__TASK GOAL__. Write each line of the material exactly as given, from the top through the line that contains "var gridLeft = 524, gridRight", and omit all pictures.
[begin DATA]
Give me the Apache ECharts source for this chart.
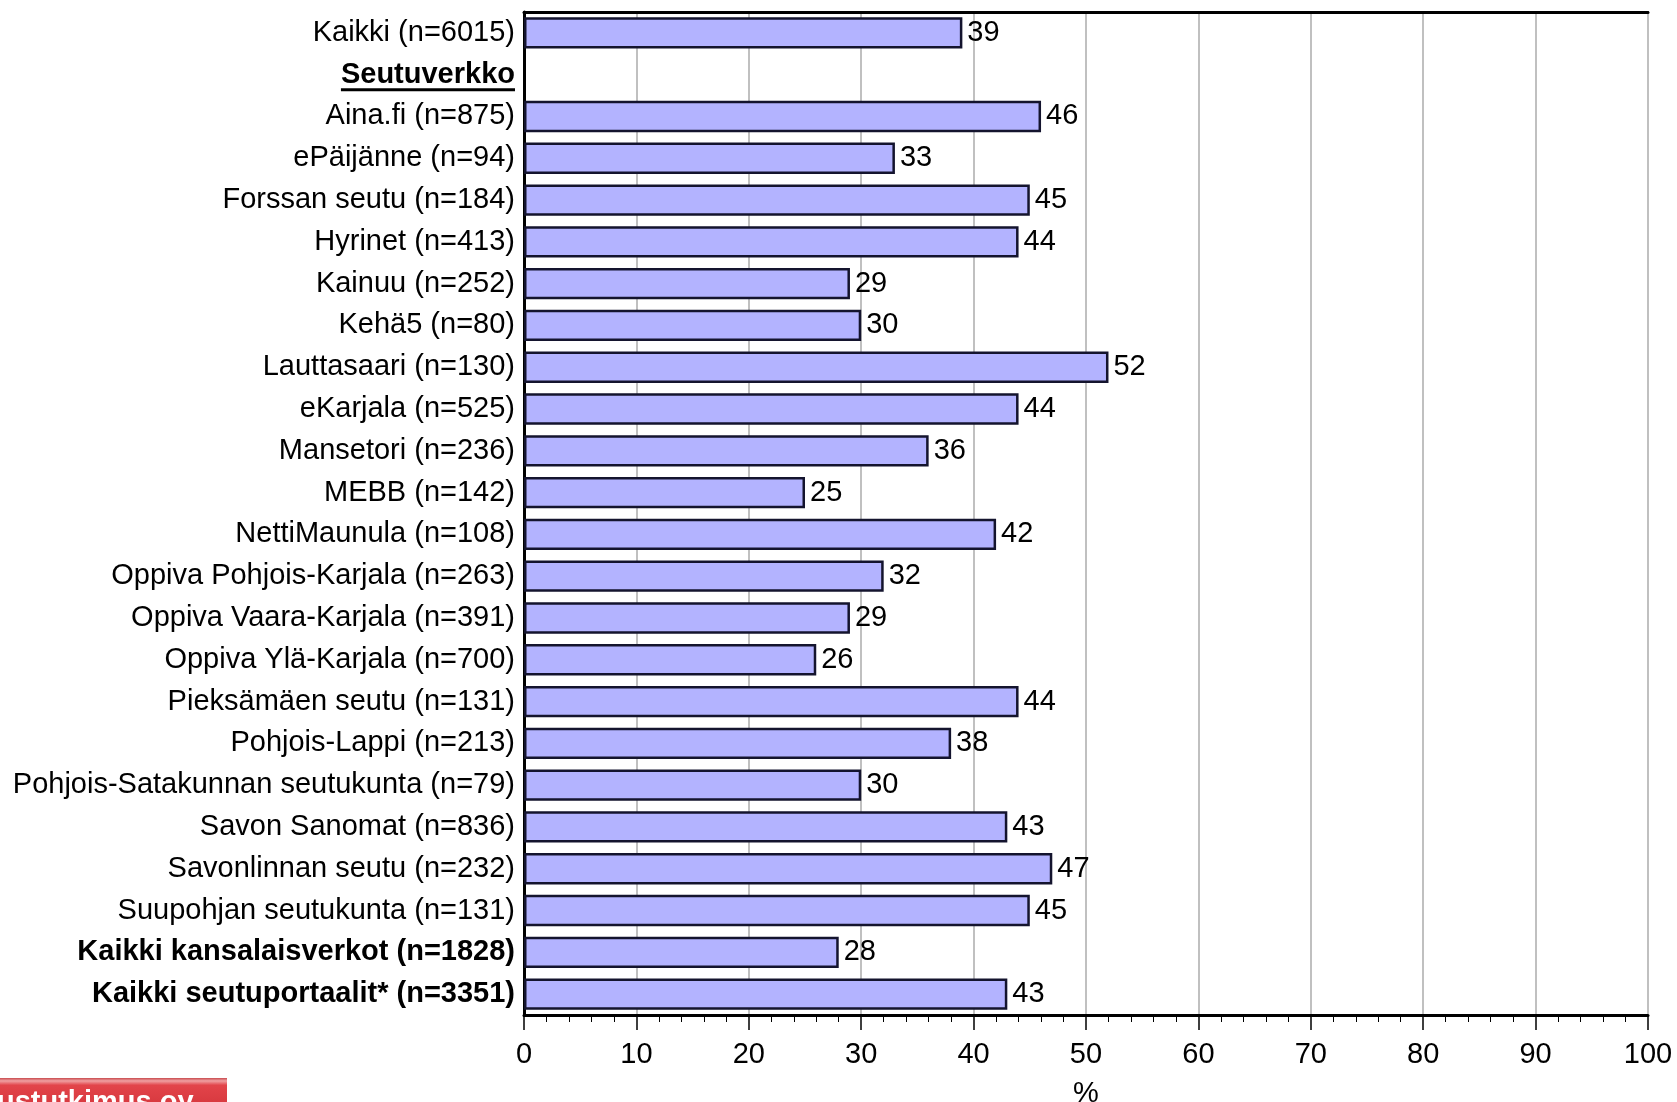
<!DOCTYPE html>
<html>
<head>
<meta charset="utf-8">
<script src="https://cdn.jsdelivr.net/npm/echarts@6/dist/echarts.min.js"></script>
<style>
html,body{margin:0;padding:0;background:#fff;}
#main{width:1677px;height:1102px;}
</style>
</head>
<body>
<div id="main"></div>
<script>
var categories = [
  'Kaikki (n=6015)', 'Seutuverkko', 'Aina.fi (n=875)', 'ePäijänne (n=94)',
  'Forssan seutu (n=184)', 'Hyrinet (n=413)', 'Kainuu (n=252)', 'Kehä5 (n=80)',
  'Lauttasaari (n=130)', 'eKarjala (n=525)', 'Mansetori (n=236)', 'MEBB (n=142)',
  'NettiMaunula (n=108)', 'Oppiva Pohjois-Karjala (n=263)', 'Oppiva Vaara-Karjala (n=391)',
  'Oppiva Ylä-Karjala (n=700)', 'Pieksämäen seutu (n=131)', 'Pohjois-Lappi (n=213)',
  'Pohjois-Satakunnan seutukunta (n=79)', 'Savon Sanomat (n=836)', 'Savonlinnan seutu (n=232)',
  'Suupohjan seutukunta (n=131)', 'Kaikki kansalaisverkot (n=1828)', 'Kaikki seutuportaalit* (n=3351)'
];
var values = [39, null, 46, 33, 45, 44, 29, 30, 52, 44, 36, 25, 42, 32, 29, 26, 44, 38, 30, 43, 47, 45, 28, 43];
var boldCategories = ['Kaikki kansalaisverkot (n=1828)', 'Kaikki seutuportaalit* (n=3351)'];
var headingCategory = 'Seutuverkko';
var xTicks = [0, 10, 20, 30, 40, 50, 60, 70, 80, 90, 100];
var xAxisName = '%';
var logoText = 'ustutkimus oy';

var FONT = '"Liberation Sans", Arial, sans-serif';
var FS = 29;
var gridLeft = 524, gridRight = 29, gridTop = 12, gridBottom = 87;

var chart = echarts.init(document.getElementById('main'), null, {renderer: 'canvas'});
var option = {
  animation: false,
  backgroundColor: '#ffffff',
  textStyle: {fontFamily: FONT},
  grid: {left: gridLeft, right: gridRight, top: gridTop, bottom: gridBottom, show: true,
         borderColor: '#555555', borderWidth: 2, containLabel: false, outerBoundsMode: 'none'},
  xAxis: [{
    type: 'value', min: xTicks[0], max: xTicks[xTicks.length - 1], interval: 10,
    position: 'bottom',
    name: xAxisName, nameLocation: 'middle', nameGap: 64,
    nameTextStyle: {fontSize: FS, color: '#000', fontFamily: FONT},
    axisLine: {show: true, onZero: false, lineStyle: {color: '#000', width: 3}},
    axisTick: {show: true, length: 15, inside: false, lineStyle: {color: '#000', width: 1.5}},
    minorTick: {show: true, splitNumber: 5, length: 7, lineStyle: {color: '#000', width: 1}},
    axisLabel: {fontSize: FS, color: '#000', margin: 25, fontFamily: FONT},
    splitLine: {show: true, lineStyle: {color: '#c0c0c0', width: 2}}
  }, {
    type: 'value', min: 0, max: 100, position: 'top',
    axisLine: {show: true, onZero: false, lineStyle: {color: '#000', width: 3}},
    axisTick: {show: false}, axisLabel: {show: false}, splitLine: {show: false}
  }],
  yAxis: {
    type: 'category', inverse: true, data: categories,
    axisLine: {show: true, onZero: false, lineStyle: {color: '#000', width: 3}},
    axisTick: {show: false},
    axisLabel: {
      fontSize: FS, color: '#000', margin: 9, fontFamily: FONT,
      formatter: function (v) {
        if (v === headingCategory) return '{h|' + v + '}';
        if (boldCategories.indexOf(v) >= 0) return '{b|' + v + '}';
        return v;
      },
      rich: {
        h: {fontSize: FS, fontWeight: 'bold', color: '#000', fontFamily: FONT},
        b: {fontSize: FS, fontWeight: 'bold', color: '#000', fontFamily: FONT}
      }
    }
  },
  series: [{
    type: 'bar', data: values, barCategoryGap: '25%',
    itemStyle: {color: '#b3b3ff', borderColor: '#14142e', borderWidth: 2.5},
    label: {show: true, position: 'right', distance: 5, fontSize: FS, color: '#000', fontFamily: FONT}
  }]
};
chart.setOption(option);

// underline for heading label, and logo strip
var yHead = chart.convertToPixel({yAxisIndex: 0}, headingCategory);
var ctx = document.createElement('canvas').getContext('2d');
ctx.font = 'bold ' + FS + 'px ' + FONT;
var wHead = ctx.measureText(headingCategory).width;
var xRight = gridLeft - 9;
chart.setOption({
  graphic: [
    {type: 'line', shape: {x1: xRight - wHead, y1: yHead + 15, x2: xRight, y2: yHead + 15},
     style: {stroke: '#000', lineWidth: 3}, z: 10},
    {type: 'rect', shape: {x: 0, y: 1078, width: 227, height: 24},
     style: {fill: new echarts.graphic.LinearGradient(0, 0, 0, 1, [
       {offset: 0, color: '#c84a4e'}, {offset: 0.12, color: '#f0a0a2'},
       {offset: 0.3, color: '#e2444a'}, {offset: 1, color: '#d93a40'}])}, z: 10},
    {type: 'text', x: -3, y: 1088,
     style: {text: logoText, fill: '#ffffff', font: 'bold 29px ' + FONT, textBaseline: 'top'}, z: 11}
  ]
});
</script>
</body>
</html>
[end DATA]
__ANSWER IN FULL__.
Give me the Apache ECharts source for this chart.
<!DOCTYPE html>
<html>
<head>
<meta charset="utf-8">
<script src="https://cdn.jsdelivr.net/npm/echarts@6/dist/echarts.min.js"></script>
<style>
html,body{margin:0;padding:0;background:#fff;}
#main{width:1677px;height:1102px;}
</style>
</head>
<body>
<div id="main"></div>
<script>
var categories = [
  'Kaikki (n=6015)', 'Seutuverkko', 'Aina.fi (n=875)', 'ePäijänne (n=94)',
  'Forssan seutu (n=184)', 'Hyrinet (n=413)', 'Kainuu (n=252)', 'Kehä5 (n=80)',
  'Lauttasaari (n=130)', 'eKarjala (n=525)', 'Mansetori (n=236)', 'MEBB (n=142)',
  'NettiMaunula (n=108)', 'Oppiva Pohjois-Karjala (n=263)', 'Oppiva Vaara-Karjala (n=391)',
  'Oppiva Ylä-Karjala (n=700)', 'Pieksämäen seutu (n=131)', 'Pohjois-Lappi (n=213)',
  'Pohjois-Satakunnan seutukunta (n=79)', 'Savon Sanomat (n=836)', 'Savonlinnan seutu (n=232)',
  'Suupohjan seutukunta (n=131)', 'Kaikki kansalaisverkot (n=1828)', 'Kaikki seutuportaalit* (n=3351)'
];
var values = [39, null, 46, 33, 45, 44, 29, 30, 52, 44, 36, 25, 42, 32, 29, 26, 44, 38, 30, 43, 47, 45, 28, 43];
var boldCategories = ['Kaikki kansalaisverkot (n=1828)', 'Kaikki seutuportaalit* (n=3351)'];
var headingCategory = 'Seutuverkko';
var xTicks = [0, 10, 20, 30, 40, 50, 60, 70, 80, 90, 100];
var xAxisName = '%';
var logoText = 'ustutkimus oy';

var FONT = '"Liberation Sans", Arial, sans-serif';
var FS = 29;
var gridLeft = 524, gridRight = 29, gridTop = 12, gridBottom = 87;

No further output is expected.